• _WRITTEN PROBLEM_:
Pictures in the entries below are excluded; copy only the lines from the one containing "Rebuild this chart" to the one containing "const yTicks = [0,50,100,150,200,250,300,350];", both included.

Records excerpted from a collection
──────────────────────────────
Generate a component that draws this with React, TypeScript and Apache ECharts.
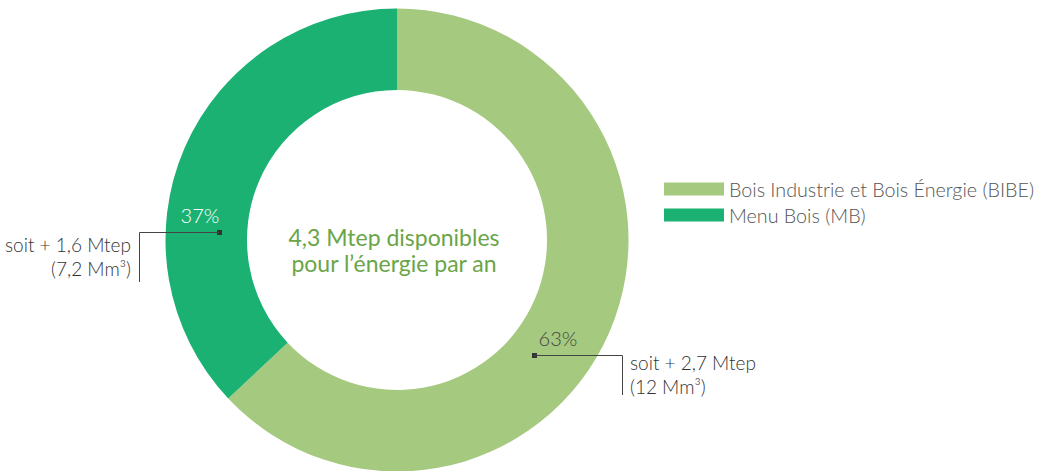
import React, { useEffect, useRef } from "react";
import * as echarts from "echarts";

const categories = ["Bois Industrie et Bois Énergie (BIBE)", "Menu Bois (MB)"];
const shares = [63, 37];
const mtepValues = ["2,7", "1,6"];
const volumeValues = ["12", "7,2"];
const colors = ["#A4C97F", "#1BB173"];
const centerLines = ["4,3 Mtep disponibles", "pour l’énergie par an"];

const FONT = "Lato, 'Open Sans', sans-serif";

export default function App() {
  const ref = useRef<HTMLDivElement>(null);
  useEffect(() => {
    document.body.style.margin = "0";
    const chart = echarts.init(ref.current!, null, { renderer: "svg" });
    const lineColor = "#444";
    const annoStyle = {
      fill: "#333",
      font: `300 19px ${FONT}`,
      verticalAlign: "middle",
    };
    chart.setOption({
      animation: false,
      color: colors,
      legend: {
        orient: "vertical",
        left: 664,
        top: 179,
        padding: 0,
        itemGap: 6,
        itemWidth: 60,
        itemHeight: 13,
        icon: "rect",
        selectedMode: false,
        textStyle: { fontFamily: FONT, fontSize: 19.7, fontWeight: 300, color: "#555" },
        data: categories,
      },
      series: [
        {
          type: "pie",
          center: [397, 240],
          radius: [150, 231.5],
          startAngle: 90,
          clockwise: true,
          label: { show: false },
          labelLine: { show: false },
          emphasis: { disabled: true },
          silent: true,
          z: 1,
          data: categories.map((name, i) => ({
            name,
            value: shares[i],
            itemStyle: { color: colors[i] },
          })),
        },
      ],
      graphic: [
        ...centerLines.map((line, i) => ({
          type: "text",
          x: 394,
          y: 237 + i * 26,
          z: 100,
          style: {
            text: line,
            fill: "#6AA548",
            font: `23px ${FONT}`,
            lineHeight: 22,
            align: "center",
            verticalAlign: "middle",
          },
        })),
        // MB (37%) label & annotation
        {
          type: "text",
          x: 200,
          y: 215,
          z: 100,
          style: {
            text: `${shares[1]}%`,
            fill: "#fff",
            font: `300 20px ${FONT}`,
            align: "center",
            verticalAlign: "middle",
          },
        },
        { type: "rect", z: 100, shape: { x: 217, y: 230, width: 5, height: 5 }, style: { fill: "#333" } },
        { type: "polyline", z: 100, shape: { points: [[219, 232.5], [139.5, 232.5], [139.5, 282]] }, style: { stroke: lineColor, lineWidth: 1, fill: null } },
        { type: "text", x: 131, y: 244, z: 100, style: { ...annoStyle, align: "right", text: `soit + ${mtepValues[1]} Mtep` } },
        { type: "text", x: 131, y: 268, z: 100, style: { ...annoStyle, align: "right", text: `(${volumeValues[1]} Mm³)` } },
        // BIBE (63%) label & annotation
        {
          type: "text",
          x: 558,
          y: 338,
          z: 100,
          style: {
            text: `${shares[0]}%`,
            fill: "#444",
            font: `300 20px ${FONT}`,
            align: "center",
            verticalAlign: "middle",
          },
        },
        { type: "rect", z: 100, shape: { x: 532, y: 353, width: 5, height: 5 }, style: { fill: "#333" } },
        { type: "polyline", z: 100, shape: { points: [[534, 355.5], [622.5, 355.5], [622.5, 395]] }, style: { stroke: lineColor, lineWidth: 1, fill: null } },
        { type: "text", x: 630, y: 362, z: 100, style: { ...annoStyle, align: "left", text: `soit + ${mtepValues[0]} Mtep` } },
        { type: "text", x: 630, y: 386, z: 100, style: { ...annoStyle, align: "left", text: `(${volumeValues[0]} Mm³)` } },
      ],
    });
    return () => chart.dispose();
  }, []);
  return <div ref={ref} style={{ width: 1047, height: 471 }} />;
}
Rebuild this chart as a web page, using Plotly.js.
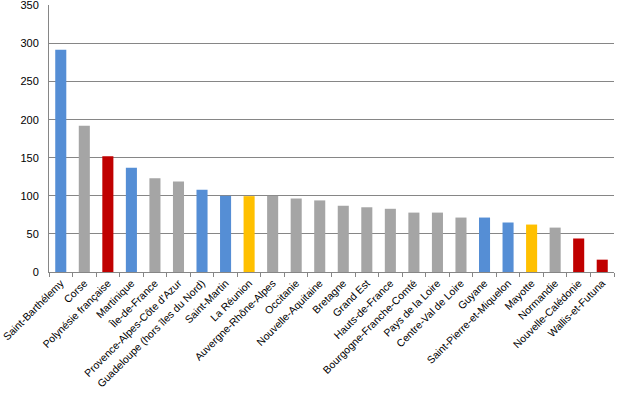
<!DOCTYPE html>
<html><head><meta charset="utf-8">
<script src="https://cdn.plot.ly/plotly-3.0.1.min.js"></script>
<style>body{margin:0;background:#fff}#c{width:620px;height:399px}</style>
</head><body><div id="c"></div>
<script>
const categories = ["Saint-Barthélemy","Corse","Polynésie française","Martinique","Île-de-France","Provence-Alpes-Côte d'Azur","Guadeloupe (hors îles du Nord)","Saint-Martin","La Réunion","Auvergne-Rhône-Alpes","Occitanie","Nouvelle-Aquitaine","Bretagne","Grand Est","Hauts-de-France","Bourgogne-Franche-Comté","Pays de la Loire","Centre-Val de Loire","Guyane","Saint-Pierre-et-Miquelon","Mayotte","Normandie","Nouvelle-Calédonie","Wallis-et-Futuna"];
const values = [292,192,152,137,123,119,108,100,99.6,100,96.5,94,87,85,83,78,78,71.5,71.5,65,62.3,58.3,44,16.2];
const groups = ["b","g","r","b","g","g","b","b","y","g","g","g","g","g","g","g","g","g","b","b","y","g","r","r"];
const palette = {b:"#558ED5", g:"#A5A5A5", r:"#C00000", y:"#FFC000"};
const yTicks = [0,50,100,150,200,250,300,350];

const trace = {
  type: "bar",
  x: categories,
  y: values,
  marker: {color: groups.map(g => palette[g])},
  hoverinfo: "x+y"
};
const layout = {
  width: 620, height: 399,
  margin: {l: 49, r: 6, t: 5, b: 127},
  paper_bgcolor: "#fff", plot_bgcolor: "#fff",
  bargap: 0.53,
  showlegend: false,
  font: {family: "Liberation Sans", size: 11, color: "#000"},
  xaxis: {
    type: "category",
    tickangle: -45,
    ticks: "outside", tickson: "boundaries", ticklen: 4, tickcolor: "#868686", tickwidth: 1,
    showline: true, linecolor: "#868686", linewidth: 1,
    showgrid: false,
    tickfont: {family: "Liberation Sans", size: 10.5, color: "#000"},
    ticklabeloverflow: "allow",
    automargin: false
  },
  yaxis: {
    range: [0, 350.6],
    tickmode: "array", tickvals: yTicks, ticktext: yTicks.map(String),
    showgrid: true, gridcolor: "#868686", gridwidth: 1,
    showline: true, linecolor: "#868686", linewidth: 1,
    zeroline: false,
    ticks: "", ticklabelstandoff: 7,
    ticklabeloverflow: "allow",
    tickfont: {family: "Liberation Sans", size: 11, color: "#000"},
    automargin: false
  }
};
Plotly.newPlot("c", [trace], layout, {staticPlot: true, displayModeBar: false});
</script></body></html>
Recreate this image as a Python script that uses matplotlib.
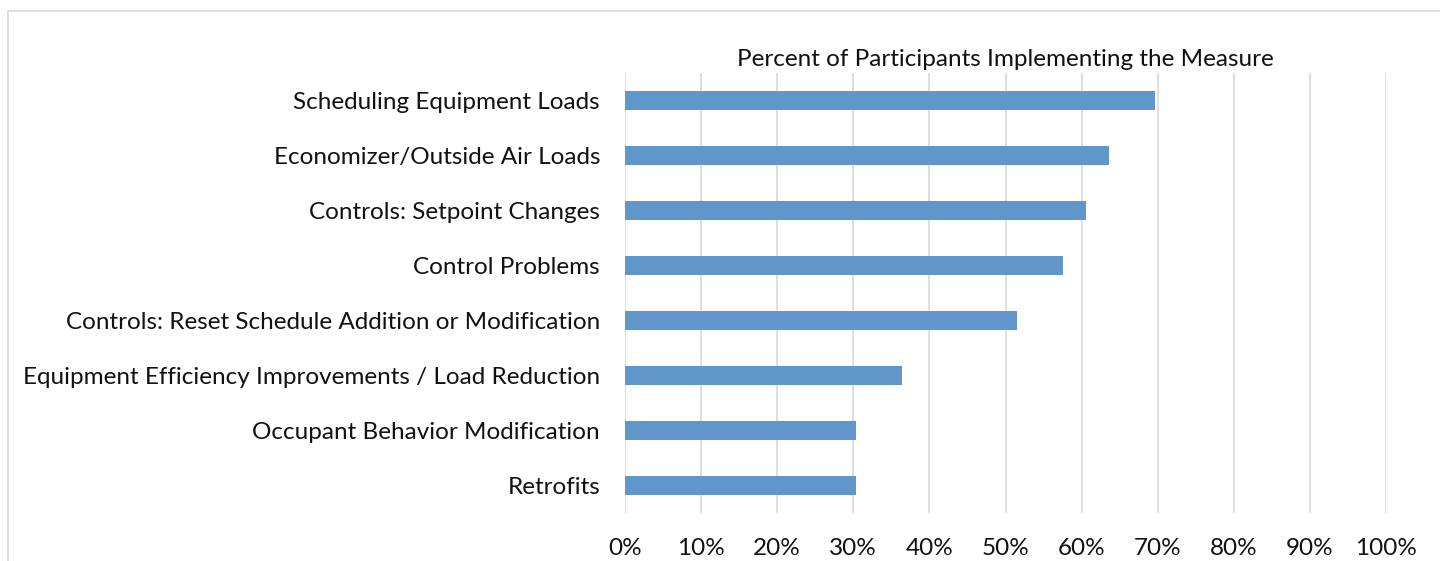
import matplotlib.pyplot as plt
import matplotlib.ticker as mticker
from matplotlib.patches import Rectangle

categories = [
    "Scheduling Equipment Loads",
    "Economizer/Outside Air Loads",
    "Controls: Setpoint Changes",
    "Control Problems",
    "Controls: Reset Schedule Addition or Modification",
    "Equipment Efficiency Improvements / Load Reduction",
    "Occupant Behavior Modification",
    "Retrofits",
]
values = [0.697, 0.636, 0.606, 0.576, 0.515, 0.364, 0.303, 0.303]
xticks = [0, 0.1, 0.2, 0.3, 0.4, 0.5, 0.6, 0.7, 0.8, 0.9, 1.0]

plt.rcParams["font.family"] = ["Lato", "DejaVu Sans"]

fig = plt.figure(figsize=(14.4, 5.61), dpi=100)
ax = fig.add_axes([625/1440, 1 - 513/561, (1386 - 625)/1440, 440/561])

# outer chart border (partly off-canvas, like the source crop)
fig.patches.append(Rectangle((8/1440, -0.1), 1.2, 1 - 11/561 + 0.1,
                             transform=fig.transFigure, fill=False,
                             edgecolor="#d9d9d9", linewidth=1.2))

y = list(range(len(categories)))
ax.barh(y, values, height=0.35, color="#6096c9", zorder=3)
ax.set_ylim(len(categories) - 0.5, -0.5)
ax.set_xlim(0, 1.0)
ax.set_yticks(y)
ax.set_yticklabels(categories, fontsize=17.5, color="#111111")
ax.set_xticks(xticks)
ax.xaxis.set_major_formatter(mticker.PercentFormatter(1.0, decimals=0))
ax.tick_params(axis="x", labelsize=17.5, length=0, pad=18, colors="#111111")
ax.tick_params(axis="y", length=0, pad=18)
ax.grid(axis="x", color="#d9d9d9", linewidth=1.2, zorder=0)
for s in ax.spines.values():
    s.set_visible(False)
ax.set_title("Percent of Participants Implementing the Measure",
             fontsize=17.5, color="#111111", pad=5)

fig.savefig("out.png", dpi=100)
──────────────────────────────
• _CORRECT RESPONSE_:
Rebuild this chart as a web page, using Plotly.js.
<!DOCTYPE html>
<html><head><meta charset="utf-8">
<script src="https://cdn.plot.ly/plotly-3.0.1.min.js"></script>
<style>body{margin:0;background:#fff}#c{width:620px;height:399px}</style>
</head><body><div id="c"></div>
<script>
const categories = ["Saint-Barthélemy","Corse","Polynésie française","Martinique","Île-de-France","Provence-Alpes-Côte d'Azur","Guadeloupe (hors îles du Nord)","Saint-Martin","La Réunion","Auvergne-Rhône-Alpes","Occitanie","Nouvelle-Aquitaine","Bretagne","Grand Est","Hauts-de-France","Bourgogne-Franche-Comté","Pays de la Loire","Centre-Val de Loire","Guyane","Saint-Pierre-et-Miquelon","Mayotte","Normandie","Nouvelle-Calédonie","Wallis-et-Futuna"];
const values = [292,192,152,137,123,119,108,100,99.6,100,96.5,94,87,85,83,78,78,71.5,71.5,65,62.3,58.3,44,16.2];
const groups = ["b","g","r","b","g","g","b","b","y","g","g","g","g","g","g","g","g","g","b","b","y","g","r","r"];
const palette = {b:"#558ED5", g:"#A5A5A5", r:"#C00000", y:"#FFC000"};
const yTicks = [0,50,100,150,200,250,300,350];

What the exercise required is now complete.